De-Hype
The problem I have is not the article, but the generic use of the term AI across the media. Use of it immediately discredits virtually any article, as we're not even close to AI yet. Like endless power from nuclear fusion, it's this year's hype phrase, banded about by journalists and CEOs, without the faintest clue as to what it means or how far we are from it. Just like Big Data, Hadoop, Prince, etc etc before it. It's even on Gartner's 2017 hype curve, far on the left hand side under General Purpose Machine Intelligence.
Machine learning, data science and predictive analytics to usefully employ as a tool alongside people to make money/cut costs/improve productivity? Yes. Although all of those are still in their infancy in terms of being incorporated into deliverable systems. But AI? No, it's still in the pre-Asimov era, we're not even close, in all but a handful of specialist, well defined skills.

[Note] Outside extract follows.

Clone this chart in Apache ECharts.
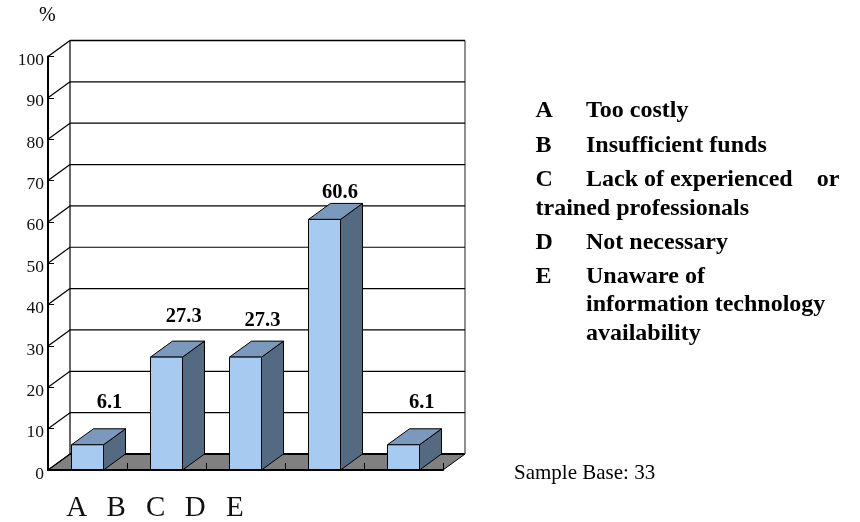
<!DOCTYPE html>
<html><head><meta charset="utf-8">
<style>html,body{margin:0;padding:0;background:#fff}#c{width:860px;height:522px}</style>
<script src="https://cdn.jsdelivr.net/npm/echarts@6/dist/echarts.min.js"></script></head>
<body><div id="c"></div>
<script>
const categories = ['A','B','C','D','E'];
const values = [6.1, 27.3, 27.3, 60.6, 6.1];
const yTicks = [0,10,20,30,40,50,60,70,80,90,100];
const legendLines = [
  ['A','Too costly'],
  ['B','Insufficient funds'],
  ['C','Lack of experienced    or'],
  ['','trained professionals'],
  ['D','Not necessary'],
  ['E','Unaware of'],
  ['','information technology'],
  ['','availability']
];
const sampleNote = 'Sample Base: 33';

const FONT = '"Liberation Serif","Times New Roman",serif';
const DX = 22, DY = 16, BAR_W = 32;
// manual placement of value labels relative to the back top edge of each bar
const labelLift = [26.4, 24, 20, 11, 26.4];
const labelShift = [0, -4.8, -5, -6.5, -3.7];
// legend text baselines
const legendBase = [119.3,154,188,216.7,251,285,313,342];
const LEG_KEY_X = 535.5, LEG_TEXT_X = 586, LEG_FONT = 24;

function wallItem(params, api){
  const v = api.value(1), cs = params.coordSys;
  const y = api.coord([0, v])[1];
  const xl = cs.x, xr = cs.x + cs.width;
  const line = (x1,y1,x2,y2,w,c)=>({type:'line',shape:{x1,y1,x2,y2},style:{stroke:c||'#000',lineWidth:w||1}});
  const kids = [];
  if (v === 0){
    kids.push({type:'polygon',shape:{points:[[xl,y],[xl+DX,y-DY],[xr+DX,y-DY],[xr,y]]},style:{fill:'#808080',stroke:'#000',lineWidth:1}});
    kids.push(line(xl+DX,y-DY,xr+DX,y-DY,2));
    kids.push(line(xl+DX,y-DY,xl+DX,cs.y-DY,1.2));
    kids.push(line(xr+DX,y-DY,xr+DX,cs.y-DY,1.2,'#444'));
  } else {
    kids.push(line(xl+DX,y-DY,xr+DX,y-DY,v===100?1.6:1.2));
  }
  kids.push(line(xl,y,xl+DX,y-DY,1.2));
  return {type:'group',children:kids};
}
function barItem(params, api){
  const i = params.dataIndex, v = api.value(1);
  const c = api.coord([i, v]), b = api.coord([i, 0]);
  const x0 = c[0]-BAR_W/2, x1 = c[0]+BAR_W/2, yt = c[1], yb = b[1];
  const st = f=>({fill:f,stroke:'#000',lineWidth:1});
  return {type:'group',children:[
    {type:'polygon',shape:{points:[[x1,yb],[x1+DX,yb-DY],[x1+DX,yt-DY],[x1,yt]]},style:st('#546A80')},
    {type:'polygon',shape:{points:[[x0,yt],[x0+DX,yt-DY],[x1+DX,yt-DY],[x1,yt]]},style:st('#7A99BC')},
    {type:'rect',shape:{x:x0,y:yt,width:BAR_W,height:yb-yt},style:st('#A6CAF0')},
    {type:'text',style:{text:v.toFixed(1),x:c[0]+DX+labelShift[i],y:yt-DY-labelLift[i],
      align:'center',verticalAlign:'middle',fill:'#000',font:'bold 20.5px '+FONT}}
  ]};
}

const txt = (s,x,y,font)=>({type:'text',x,y,style:{text:s,font,fill:'#000',align:'left',verticalAlign:'middle'}});
const graphic = [
  txt('%',39,16,'20px '+FONT),
  txt(sampleNote,514,473,'21px '+FONT)
];
const legFont = 'bold '+LEG_FONT+'px '+FONT;
legendLines.forEach((l,i)=>{
  const y = legendBase[i]-0.3375*LEG_FONT;
  if (l[0]) {
    graphic.push(txt(l[0],LEG_KEY_X,y,legFont));
    graphic.push(txt(l[1],LEG_TEXT_X,y,legFont));
  } else {
    graphic.push(txt(l[1],l[1]==='trained professionals'?LEG_KEY_X:LEG_TEXT_X,y,legFont));
  }
});

const chart = echarts.init(document.getElementById('c'),null,{renderer:'canvas'});
chart.setOption({
  animation:false,
  backgroundColor:'#fff',
  textStyle:{fontFamily:FONT},
  grid:[
    {left:48,top:56.5,width:395,height:413.5},
    {left:57,top:470,width:197.5,height:1,show:false}
  ],
  xAxis:[
    {type:'category',gridIndex:0,data:categories,z:5,
     axisLine:{show:true,lineStyle:{color:'#000',width:2}},
     axisTick:{show:true,inside:true,length:7,alignWithLabel:false,lineStyle:{color:'#000',width:1}},
     axisLabel:{show:false},splitLine:{show:false}},
    {type:'category',gridIndex:1,data:categories,
     axisLine:{show:false},axisTick:{show:false},
     axisLabel:{show:true,margin:24,fontSize:29,color:'#111',fontFamily:FONT,interval:0}}
  ],
  yAxis:[
    {type:'value',gridIndex:0,min:0,max:100,interval:10,z:5,
     axisLine:{show:true,lineStyle:{color:'#000',width:2}},
     axisTick:{show:true,inside:true,length:6,lineStyle:{color:'#000',width:1}},
     axisLabel:{show:true,margin:4,color:'#111',fontFamily:FONT,
       formatter:v=>'{a|'+v+'}',
       rich:{a:{fontSize:17.5,fontFamily:FONT,color:'#111',padding:[8,0,0,0]}},
       customValues:yTicks,showMinLabel:true,showMaxLabel:true},
     splitLine:{show:false}},
    {type:'value',gridIndex:1,show:false}
  ],
  series:[
    {type:'custom',xAxisIndex:0,yAxisIndex:0,silent:true,z:1,renderItem:wallItem,
     data:yTicks.map(v=>[0,v]),encode:{x:0,y:1},clip:false},
    {type:'custom',xAxisIndex:0,yAxisIndex:0,silent:true,z:2,renderItem:barItem,
     data:values.map((v,i)=>[i,v]),encode:{x:0,y:1},clip:false}
  ],
  graphic:graphic
});
</script></body></html>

Just on a technical inaccuracy: You don't need C/C++ coders to take advantage of GPU cards for machine learning. Sure, you can use it, just as you can use assembler to write your own word processor, if you have a few decades and a bottomless pit of cash. The better alternative is to use Google's Tensorflow, and Theano, both high-level, optimised, broad functionality machine learning libraries with a variety of models for different tasks. These libraries will talk to GPU cards via their CUDA drivers, removing the need for C++ people to unproductively write tedious less time productive code. The hard work has already been done. Python and Tensorflow (with maybe Keras sat between as a high level framework) is mainly where it's at both commercially and academically, with R and Theano also up there. But not C++, unless you want to hand craft or optimise the low level code of your own ML libraries and credibly believe your developers are better at both C++ and machine learning than Google's/MILA's engineers).